On August 31, 2012 a long filament of solar material that had been hovering in the sun’s atmosphere, the corona, erupted out into space at 4:36 p.m. EDT. The coronal mass ejection, or CME, traveled at over 900 miles per second. The CME did not travel directly toward Earth, but did connect with Earth’s magnetic environment, or magnetosphere, causing aurora to appear on the night of Monday, September 3. The image above includes an image of Earth to show the size of the CME compared to the size of Earth. Credit: NASA/GSFC/SDO

It’s not hard to imagine why the surface of the sun, called the photosphere, is so much cooler than the innermost core. After all, that surface is exposed to the hard, cold, chilling vacuum of outer space, and is separated from the warming core by hundreds of thousands of kilometers of thick, soupy plasma.

But that surface is active, perhaps even more so than the turbulent corona above it. Granules, sunspots, flares, mass ejections, and more bubble and erupt from the sun’s chaotic exterior. Perhaps in that roiling inferno of the surface hides the enigmatic source of the corona’s high temperature.

Doing the Twist

So we have a relatively cool but incredibly active solar surface sitting underneath the intensely hot corona, and we need something to connect that activity and transform it into heat. Fortunately, the sun is a giant ball of plasma, which means it’s a mixture of charged particles moving around quickly. And charged particles moving around quickly are really, really good at making magnetic fields.

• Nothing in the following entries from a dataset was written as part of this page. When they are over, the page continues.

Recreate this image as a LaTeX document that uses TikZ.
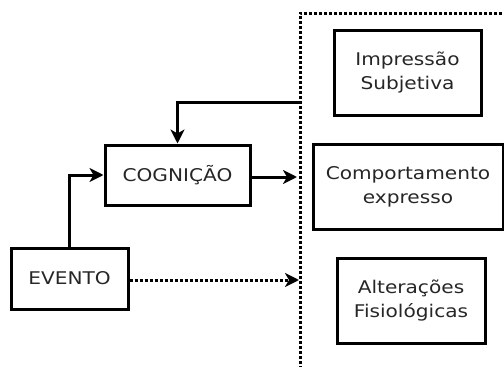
\documentclass[tikz,border=0pt]{standalone}
\usepackage{fontspec}
\setmainfont{DejaVu Sans}[FakeStretch=1.15]
\usetikzlibrary{arrows.meta}

\begin{document}
\begin{tikzpicture}[x=1pt,y=-1pt,
    box/.style={rectangle,draw,line width=3pt,align=center,text=black!85,
      font=\fontsize{17.5}{24}\selectfont,inner sep=0pt},
    arr/.style={line width=3pt,-{Stealth[length=14pt,width=14pt,inset=4pt]}},
    dots/.style={line width=3pt,dash pattern=on 3pt off 2pt}]
    \useasboundingbox (0,0) rectangle (504,367);
    \clip (0,0) rectangle (504,367);
    \node (grp) at (410,196.5) [rectangle,draw,dots,minimum width=220pt,minimum height=367pt] {};
    \node (cog) at (177.5,175) [box,minimum width=145pt,minimum height=60pt] {COGNIÇÃO};
    \node (evt) at (69.5,278.5) [box,minimum width=117pt,minimum height=61pt] {EVENTO};
    \node (imp) at (407.5,72.5) [box,minimum width=147pt,minimum height=85pt] {Impressão\\Subjetiva};
    \node (comp) at (408,186.5) [box,minimum width=190pt,minimum height=85pt] {Comportamento\\expresso};
    \node (alt) at (411,300.5) [box,minimum width=148pt,minimum height=85pt] {Alterações\\Fisiológicas};
    \coordinate (fb) at (300,102);
    \coordinate (c1) at (297,177);
    \coordinate (c2) at (299,280);
    \draw[arr] (fb) -| (cog.north);
    \draw[arr] (evt.north) |- (cog.west);
    \draw[arr] (cog.east |- c1) -- (c1);
    \draw[dots,-{Stealth[length=14pt,width=14pt,inset=4pt]}] (evt.east |- c2) -- (c2);
  \end{tikzpicture}
\end{document}
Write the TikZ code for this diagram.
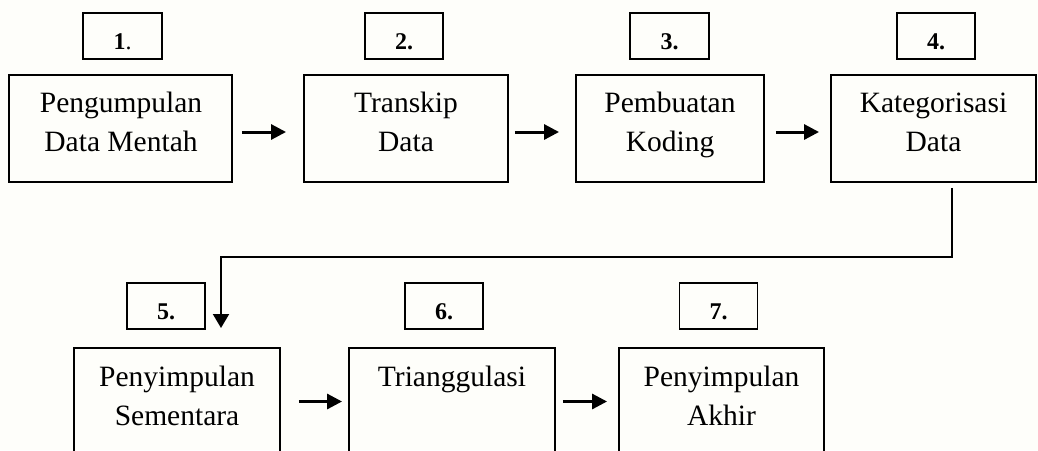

And magnetic fields in turn are really, really good at turning activity into heat.

Strong magnetic fields have long been suspected to play a major role in heating the corona, something that the Parker Solar Probe was sent to examine in more details. And in a recent paper, researchers using data from the Solar Dynamics Observatory have uncovered another two mechanisms to heat the corona with magnetic fields.

Sometimes the magnetic fields can wrap around themselves, forming a tunnel (going by the cool sci-fi name of flux tubes). These tunnels act as conduits for even more magnetic energy in the form of shocks and waves to travel from place to place…like from the surface to the corona.

Sometimes these fields can even twist up amongst themselves so tightly that they literally break like an overstretched rubber band, releasing all that pent-up energy in a single flash known as a magnetic reconnection event.

If these flux tubes and reconnection events happen often enough and deliver enough energy, they can supply the corona with more than enough heat to sustain it. This is still an open question, but with more observations and hard work, we may soon have a clear, detailed picture of the peculiar solar puzzle.